Some homes may have dedicated rooms solely for the purpose of dressing and changing clothes, typically with fitted wardrobes. In larger Victorian houses it was common to have a private room called a boudoir for the lady of the house that is accessible from the bedroom, and also a dressing room for the gentleman (and sometimes a man's cabinet).

==Security==
Because of the privacy afforded by changing rooms, they create a problem in the trade-off between security and privacy, where in it may be possible for crime to be perpetrated by people using the cover of privacy to sell drugs, or steal clothing from a department store. Some department stores have security cameras in the changing rooms.

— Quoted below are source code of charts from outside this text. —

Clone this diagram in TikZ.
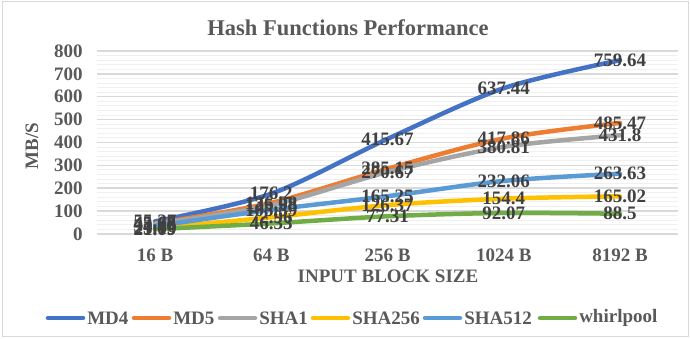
\documentclass[tikz,border=0pt]{standalone}
\usepackage{fontspec}
\setmainfont{Liberation Serif}
\definecolor{mdfourc}{HTML}{4472C4}
\definecolor{mdfivec}{HTML}{ED7D31}
\definecolor{shaonec}{HTML}{A5A5A5}
\definecolor{shatwoc}{HTML}{FFC000}
\definecolor{shafivec}{HTML}{5B9BD5}
\definecolor{whirlc}{HTML}{70AD47}
\definecolor{axisgray}{HTML}{595959}
\definecolor{lblgray}{HTML}{404040}
\tikzset{
  gridmajor/.style={draw=black!15, line width=1.5pt},
  gridminor/.style={draw=black!6, line width=1pt},
  series/.style={line width=4.5pt, line cap=round, line join=round},
  datalbl/.style={text=lblgray},
}
\begin{document}
\begin{tikzpicture}[x=1pt, y=1pt, every node/.style={font=\bfseries\fontsize{19}{20}\selectfont, text=axisgray, inner sep=0pt}]
  \useasboundingbox (0,0) rectangle (690,339);
  % Draw chart frame and titles
  \draw[black!15, line width=1pt] (2,2) rectangle (688,337);
  \node (title) at (348,311) {\fontsize{22.5}{24}\selectfont Hash Functions Performance};
  \node[rotate=90] (ytitle) at (32,193) {MB/S};
  \node (xtitle) at (388,63) {INPUT BLOCK SIZE};
  \begin{scope}[shift={(155,105)}, x=116.25pt, y=0.22875pt]
    % Draw grid lines and value axis
    \foreach \v in {20,40,...,780}
      \draw[gridminor] (-0.5,\v) -- (4.5,\v);
    \foreach \v in {0,100,...,800} {
      \draw[gridmajor] (-0.5,\v) -- (4.5,\v);
      \node[anchor=east] (tick\v) at (-0.62,\v) {\v};
    }
    % Draw category labels
    \foreach \c [count=\i from 0] in {16 B,64 B,256 B,1024 B,8192 B}
      \node (cat\i) at (\i,0) [yshift=-21pt] {\c};
    % Draw the series
    \foreach \col/\a/\b/\c/\d/\e in {mdfourc/55.27/176.2/415.67/637.44/759.64,
        mdfivec/45.66/136.08/285.15/417.86/485.47,
        shaonec/43.03/125.98/270.67/380.81/431.8,
        shatwoc/25.19/72.96/126.37/154.4/165.02,
        shafivec/34.46/105.59/165.25/232.06/263.63,
        whirlc/21.09/46.33/77.31/92.07/88.5}
      \draw[series, \col] plot[smooth, tension=0.5] coordinates {(0,\a) (1,\b) (2,\c) (3,\d) (4,\e)};
    % Data labels on top
    \foreach \s/\a/\b/\c/\d/\e in {md4/55.27/176.2/415.67/637.44/759.64,
        md5/45.66/136.08/285.15/417.86/485.47,
        sha1/43.03/125.98/270.67/380.81/431.8,
        sha256/25.19/72.96/126.37/154.4/165.02,
        sha512/34.46/105.59/165.25/232.06/263.63,
        whirl/21.09/46.33/77.31/92.07/88.5}
      \foreach \v [count=\i from 0] in {\a,\b,\c,\d,\e}
        \node[datalbl] (\s-\i) at (\i,\v) {\v};
  \end{scope}
  % Draw legend
  \foreach \x/\col/\n in {48/mdfourc/MD4, 134/mdfivec/MD5, 220/shaonec/SHA1,
      313/shatwoc/SHA256, 425/shafivec/SHA512, 540/whirlc/whirlpool}
    \draw[series, \col] (\x,21) -- ++(35,0) node[right, xshift=2pt, text=axisgray] (leg\n) {\n};
\end{tikzpicture}
\end{document}
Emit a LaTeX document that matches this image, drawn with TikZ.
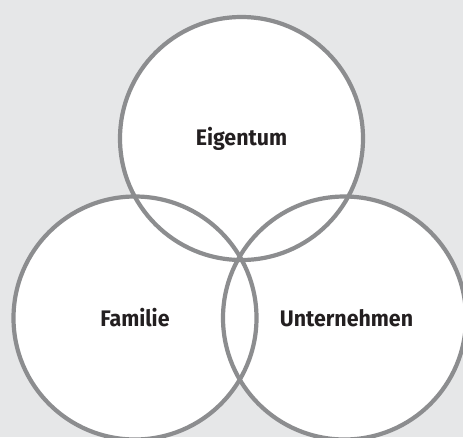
\documentclass[tikz,border=0pt]{standalone}
\usepackage{fontspec}
\setmainfont{Fira Sans}
\newfontfamily\lblfont{Fira Sans}[FakeStretch=0.95]
\definecolor{bg}{HTML}{E6E7E8}
\definecolor{ring}{HTML}{8C8D8F}
\definecolor{ink}{HTML}{231F20}
\begin{document}
\begin{tikzpicture}[x=1pt,y=-1pt,
  ringfill/.style={fill=white},
  ringline/.style={draw=ring,line width=4.2pt},
  lbl/.style={text=ink,font=\lblfont\fontsize{22.5}{26}\selectfont\bfseries}]
\useasboundingbox (0,0) rectangle (463,437);
\clip (0,0) rectangle (463,437);
\fill[bg] (0,0) rectangle (463,437);
\coordinate (cE) at (241.5,138.5);
\coordinate (cF) at (135,318);
\coordinate (cU) at (344.5,318);
\foreach \c in {cE,cF,cU} \fill[ringfill] (\c) circle[radius=121.5];
\foreach \c in {cE,cF,cU} \draw[ringline] (\c) circle[radius=121.5];
\node[lbl] (E) at (cE) {Eigentum};
\node[lbl] (F) at (cF) {Familie};
\node[lbl] (U) at ([xshift=2pt]cU) {Unternehmen};
\end{tikzpicture}
\end{document}
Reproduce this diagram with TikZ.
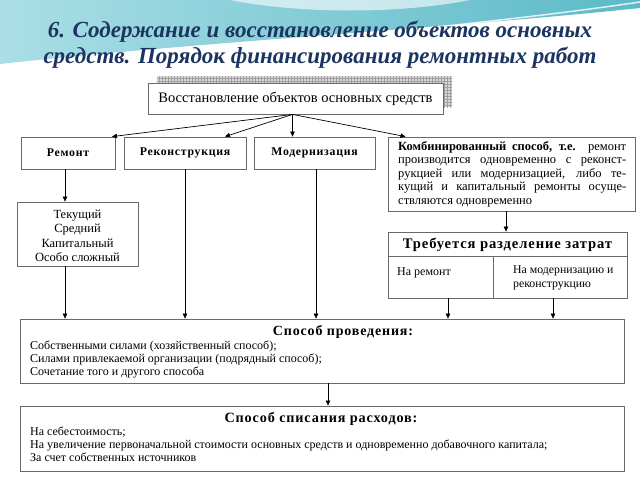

Communal changing rooms pose less of a risk of theft than fitting rooms, because there is not total privacy. In particular, the perpetrator of a crime would not know whether or not other users might be undercover police or security guards. Many modern changing rooms often have labyrinth-style entrances that have no door, so that people outside cannot see in, but security can walk in at any time without the sound of an opening door alerting persons inside. Washrooms in which changing clothes is merely a secondary purpose often also have such labyrinth openings. Many washrooms have security cameras in the main area with a view of the sinks and the urinals from a viewing angle that would only show the back of a user. However, when a washroom is located near a fountain, wading pool, or the like, and is likely to be used for changing clothes, some believe that washroom surveillance cameras would be a violation of privacy.

Another security risk present is that of theft. Sometimes, no method of securing items is provided, but even lockable lockers or baskets are usually designed for only minimal security allowing experienced thieves to steal the valuable items which people typically have with them before changing. Changing room operators frequently post signs disclaiming responsibility for stolen items, which can discourage but not eliminate claims for negligence.